Deploying from a forward base in
a Nato country, they apprehended a fugitive on the UN al-Qaeda
watch-list with a $5m (£3.1m) bounty on his head.
Commenting on his capture, the US Defence Secretary Chuck Hagel said on Sunday: "These operations in Libya and Somalia send a strong message to the world that the United States will spare no effort to hold terrorists accountable, no matter where they hide or how long they evade justice."
The Libyan government has publicly called on for an explanation from the US, while at the same time saying it hopes this will not upset their relations.
Abu Anas al-Liby was no friend of Libya's government but to its citizens this US raid could be taken as a humiliating infringement of national sovereignty.
Anas al-Liby
- Born 30 March 1964 in Tripoli, Libya. Also known as Nazih Abdul-Hamed al-Ruqai
- Believed to have joined al-Qaeda in 1990s
- Given political asylum in UK
- Rumoured to have returned to Libya during 2011 civil war
- Charged by New York prosecutors in 2000 with involvement in the 1998 Kenya and Tanzania US embassy bombings
- One of FBI's "most wanted terrorists" with $5m bounty for his capture
The US insists that the detention
of this long-sought suspect is "lawful" and the bringing to justice of
such an allegedly dangerous man will be popular back home.
Military weight In Somalia the raid by US Navy commandos from Seal Team Six failed and they returned empty-handed.
This was a failure of intelligence on two counts. The al-Shabab leader, possibly Ahmed Godane himself, was not at home, and the beachside villa they hoped to find him in turned out to be well defended.
When commandos swim ashore under cover of darkness they are inevitably limited in how much firepower they can carry and the option to withdraw was the pragmatic one.
Yet when the most highly trained commandos from the most powerful military in the world attack a sandal-wearing militia and are forced to retreat, this will be seized on as a propaganda victory for al-Shabab.
After the debacle of Blackhawk Down in Mogadishu in 1993, the Pentagon steered clear of Somalia for years.
But more recently it has conducted a number of often unpublished raids into that country, with the blessing of the UN-backed government there.

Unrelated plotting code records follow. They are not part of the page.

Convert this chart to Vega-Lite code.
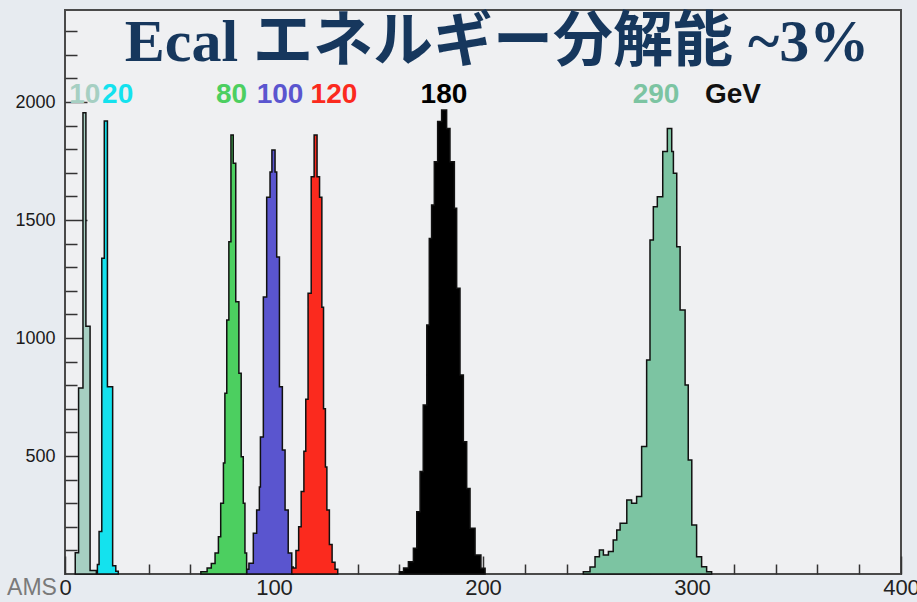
{
  "$schema": "https://vega.github.io/schema/vega-lite/v6.json",
  "width": 836,
  "height": 564,
  "autosize": "none",
  "padding": {"left": 65, "top": 10, "right": 16, "bottom": 28},
  "background": "#e7ebf0",
  "config": {
    "view": {"fill": "#eff0f2", "stroke": "#4a4a4a", "strokeWidth": 2},
    "font": "Liberation Sans"
  },
  "datasets": {
    "hist": [
      {"e": "10", "x": 4.9, "n": 90}, {"e": "10", "x": 6.5, "n": 788}, {"e": "10", "x": 8.6, "n": 1955}, {"e": "10", "x": 10.0, "n": 1050}, {"e": "10", "x": 12.0, "n": 15}, {"e": "10", "x": 15.0, "n": 0},
      {"e": "20", "x": 15.5, "n": 40}, {"e": "20", "x": 16.3, "n": 180}, {"e": "20", "x": 17.6, "n": 1338}, {"e": "20", "x": 18.8, "n": 1920}, {"e": "20", "x": 20.3, "n": 794}, {"e": "20", "x": 22.8, "n": 35}, {"e": "20", "x": 24.3, "n": 12}, {"e": "20", "x": 25.5, "n": 0},
      {"e": "80", "x": 65, "n": 10}, {"e": "80", "x": 68, "n": 25}, {"e": "80", "x": 70, "n": 45}, {"e": "80", "x": 71.8, "n": 89}, {"e": "80", "x": 73.4, "n": 158}, {"e": "80", "x": 74.5, "n": 300}, {"e": "80", "x": 75.8, "n": 470}, {"e": "80", "x": 76.5, "n": 766}, {"e": "80", "x": 77.4, "n": 1076}, {"e": "80", "x": 78.4, "n": 1408}, {"e": "80", "x": 79.4, "n": 1860}, {"e": "80", "x": 80.5, "n": 1741}, {"e": "80", "x": 81.7, "n": 1154}, {"e": "80", "x": 83.2, "n": 851}, {"e": "80", "x": 84.3, "n": 497}, {"e": "80", "x": 85.3, "n": 300}, {"e": "80", "x": 86.1, "n": 89}, {"e": "80", "x": 86.9, "n": 0},
      {"e": "100", "x": 87, "n": 20}, {"e": "100", "x": 88, "n": 46}, {"e": "100", "x": 90.1, "n": 173}, {"e": "100", "x": 91.7, "n": 271}, {"e": "100", "x": 93, "n": 369}, {"e": "100", "x": 93.5, "n": 581}, {"e": "100", "x": 94.9, "n": 1174}, {"e": "100", "x": 96.5, "n": 1597}, {"e": "100", "x": 98.1, "n": 1703}, {"e": "100", "x": 99, "n": 1797}, {"e": "100", "x": 100.5, "n": 1703}, {"e": "100", "x": 101.3, "n": 1343}, {"e": "100", "x": 102.6, "n": 793}, {"e": "100", "x": 104, "n": 525}, {"e": "100", "x": 105.3, "n": 271}, {"e": "100", "x": 106.8, "n": 89}, {"e": "100", "x": 108.5, "n": 30}, {"e": "100", "x": 109.2, "n": 0},
      {"e": "120", "x": 108.5, "n": 25}, {"e": "120", "x": 110.5, "n": 100}, {"e": "120", "x": 111.8, "n": 200}, {"e": "120", "x": 113, "n": 350}, {"e": "120", "x": 114.3, "n": 520}, {"e": "120", "x": 115.2, "n": 740}, {"e": "120", "x": 116.3, "n": 1190}, {"e": "120", "x": 117.8, "n": 1683}, {"e": "120", "x": 119.2, "n": 1860}, {"e": "120", "x": 120.6, "n": 1683}, {"e": "120", "x": 121.8, "n": 1597}, {"e": "120", "x": 122.9, "n": 1130}, {"e": "120", "x": 123.7, "n": 700}, {"e": "120", "x": 124.6, "n": 453}, {"e": "120", "x": 125.3, "n": 271}, {"e": "120", "x": 126.5, "n": 125}, {"e": "120", "x": 127.8, "n": 50}, {"e": "120", "x": 129.2, "n": 20}, {"e": "120", "x": 130.5, "n": 0},
      {"e": "180", "x": 160, "n": 10}, {"e": "180", "x": 162, "n": 25}, {"e": "180", "x": 164.3, "n": 52}, {"e": "180", "x": 166.7, "n": 109}, {"e": "180", "x": 168.3, "n": 264}, {"e": "180", "x": 169.9, "n": 434}, {"e": "180", "x": 171.4, "n": 716}, {"e": "180", "x": 173.1, "n": 1055}, {"e": "180", "x": 174.3, "n": 1422}, {"e": "180", "x": 175.4, "n": 1564}, {"e": "180", "x": 176.7, "n": 1747}, {"e": "180", "x": 178.3, "n": 1917}, {"e": "180", "x": 180.2, "n": 1966}, {"e": "180", "x": 182.6, "n": 1888}, {"e": "180", "x": 184.2, "n": 1747}, {"e": "180", "x": 186.3, "n": 1550}, {"e": "180", "x": 187.4, "n": 1211}, {"e": "180", "x": 189, "n": 843}, {"e": "180", "x": 190.6, "n": 560}, {"e": "180", "x": 192.2, "n": 362}, {"e": "180", "x": 193.8, "n": 194}, {"e": "180", "x": 196.2, "n": 81}, {"e": "180", "x": 199, "n": 24}, {"e": "180", "x": 201, "n": 0},
      {"e": "290", "x": 248, "n": 10}, {"e": "290", "x": 251.2, "n": 30}, {"e": "290", "x": 253.6, "n": 73}, {"e": "290", "x": 255.7, "n": 102}, {"e": "290", "x": 257.6, "n": 80}, {"e": "290", "x": 260, "n": 95}, {"e": "290", "x": 262.3, "n": 144}, {"e": "290", "x": 264, "n": 186}, {"e": "290", "x": 265.6, "n": 215}, {"e": "290", "x": 268.8, "n": 314}, {"e": "290", "x": 271.1, "n": 300}, {"e": "290", "x": 273.5, "n": 328}, {"e": "290", "x": 275.9, "n": 540}, {"e": "290", "x": 278.3, "n": 907}, {"e": "290", "x": 279.9, "n": 1415}, {"e": "290", "x": 281.5, "n": 1556}, {"e": "290", "x": 283.4, "n": 1599}, {"e": "290", "x": 286, "n": 1790}, {"e": "290", "x": 288.2, "n": 1888}, {"e": "290", "x": 290.3, "n": 1790}, {"e": "290", "x": 291.1, "n": 1698}, {"e": "290", "x": 292.7, "n": 1387}, {"e": "290", "x": 294.3, "n": 1119}, {"e": "290", "x": 296.7, "n": 801}, {"e": "290", "x": 298.2, "n": 483}, {"e": "290", "x": 299.9, "n": 208}, {"e": "290", "x": 302.2, "n": 73}, {"e": "290", "x": 304.6, "n": 31}, {"e": "290", "x": 307, "n": 10}, {"e": "290", "x": 309.4, "n": 0}
    ],
    "labels": [
      {"e": "10", "label": "10", "x": 9.5},
      {"e": "20", "label": "20", "x": 25.2},
      {"e": "80", "label": "80", "x": 79.7},
      {"e": "100", "label": "100", "x": 102.9},
      {"e": "120", "label": "120", "x": 128.7},
      {"e": "180", "label": "180", "x": 181.3},
      {"e": "290", "label": "290", "x": 282.8},
      {"e": "GeV", "label": "GeV", "x": 319.6}
    ]
  },
  "resolve": {"axis": {"x": "independent", "y": "independent"}},
  "layer": [
    {
      "data": {"name": "hist"},
      "mark": {"type": "area", "interpolate": "step-after", "stroke": "#111111", "strokeWidth": 1.5, "opacity": 1, "fillOpacity": 1},
      "encoding": {
        "x": {
          "field": "x", "type": "quantitative",
          "scale": {"domain": [0, 400], "nice": false, "zero": false},
          "axis": {"orient": "bottom", "title": null, "values": [0, 100, 200, 300, 400], "format": "d", "ticks": false, "domain": false, "grid": false, "labelFlush": false, "labelFont": "Liberation Sans Narrow, Liberation Sans", "labelFontSize": 22, "labelColor": "#222222", "labelPadding": 3}
        },
        "y": {
          "field": "n", "type": "quantitative", "stack": null,
          "scale": {"domain": [0, 2390], "nice": false},
          "axis": {"orient": "left", "title": null, "values": [500, 1000, 1500, 2000], "format": "d", "ticks": false, "domain": false, "grid": false, "labelFont": "Liberation Sans", "labelFontSize": 18, "labelColor": "#1a1a1a", "labelPadding": 10}
        },
        "color": {
          "field": "e", "type": "nominal", "legend": null,
          "scale": {"domain": ["10", "20", "80", "100", "120", "180", "290", "GeV"], "range": ["#a6cfc2", "#14e2ee", "#4ccf60", "#5a55cf", "#fb2a1e", "#000000", "#7cc4a2", "#111111"]}
        }
      }
    },
    {
      "data": {"name": "labels"},
      "mark": {"type": "text", "font": "Liberation Sans", "fontSize": 28, "fontWeight": "bold", "align": "center", "baseline": "middle"},
      "encoding": {
        "x": {
          "field": "x", "type": "quantitative",
          "scale": {"domain": [0, 400], "nice": false, "zero": false},
          "axis": {"orient": "bottom", "title": null, "values": [0, 100, 200, 300, 400], "labels": false, "domain": false, "grid": false, "ticks": true, "tickSize": -18, "tickWidth": 1.5, "tickColor": "#333333"}
        },
        "y": {
          "datum": 2030, "type": "quantitative",
          "scale": {"domain": [0, 2390], "nice": false},
          "axis": {"orient": "left", "title": null, "values": [500, 1000, 1500, 2000], "labels": false, "domain": false, "grid": false, "ticks": true, "tickSize": -22, "tickWidth": 1.5, "tickColor": "#333333"}
        },
        "text": {"field": "label", "type": "nominal"},
        "color": {"field": "e", "type": "nominal", "legend": null}
      }
    },
    {
      "data": {"values": [{}]},
      "mark": {"type": "text", "font": "Liberation Serif, Noto Sans CJK JP", "fontSize": 60, "fontWeight": "bold", "align": "center", "baseline": "middle", "color": "#16375d"},
      "encoding": {
        "x": {
          "datum": 206.7, "type": "quantitative",
          "scale": {"domain": [0, 400], "nice": false, "zero": false},
          "axis": {"orient": "bottom", "title": null, "values": [20, 40, 60, 80, 120, 140, 160, 180, 220, 240, 260, 280, 320, 340, 360, 380], "labels": false, "domain": false, "grid": false, "ticks": true, "tickSize": -10, "tickWidth": 1.5, "tickColor": "#333333"}
        },
        "y": {
          "datum": 2250, "type": "quantitative",
          "scale": {"domain": [0, 2390], "nice": false},
          "axis": {"orient": "left", "title": null, "values": [100, 200, 300, 400, 600, 700, 800, 900, 1100, 1200, 1300, 1400, 1600, 1700, 1800, 1900, 2100, 2200, 2300], "labels": false, "domain": false, "grid": false, "ticks": true, "tickSize": -12, "tickWidth": 1.5, "tickColor": "#333333"}
        },
        "text": {"value": "Ecal エネルギー分解能 ~3%"}
      }
    },
    {
      "data": {"values": [{}]},
      "mark": {"type": "text", "font": "Liberation Sans Narrow, Liberation Sans", "fontSize": 23, "align": "center", "baseline": "middle", "color": "#7a7a7a"},
      "encoding": {
        "x": {"datum": -15.8, "type": "quantitative", "scale": {"domain": [0, 400], "nice": false, "zero": false}, "axis": null},
        "y": {"datum": -58, "type": "quantitative", "scale": {"domain": [0, 2390], "nice": false}, "axis": null},
        "text": {"value": "AMS"}
      }
    }
  ]
}
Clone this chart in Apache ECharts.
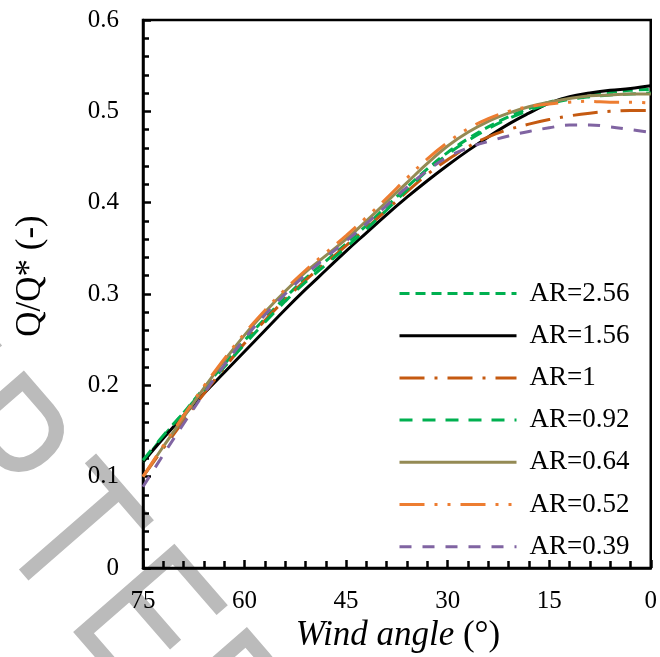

Sometimes they involve unmanned aerial drones, sometimes they involve US Navy Seals. A US Special Forces raid in 2009 on Barawe - the same town as this weekend's raid - located and killed its intended target, the al-Qaeda leader in Somalia, Ali Saleh Al-Nabhan.
The US will undoubtedly be planning more such special operations raids, its plans given urgency by the scale and body count of al-Shabab's murderous attack in September on a Nairobi shopping mall.
The message Washington clearly wants to convey to its enemies is: "We will find you and get you, however long it takes."
But to many in the countries visited by such raids, there will be accusations of a global superpower throwing its military weight around and acting outside the law to serve its own interests.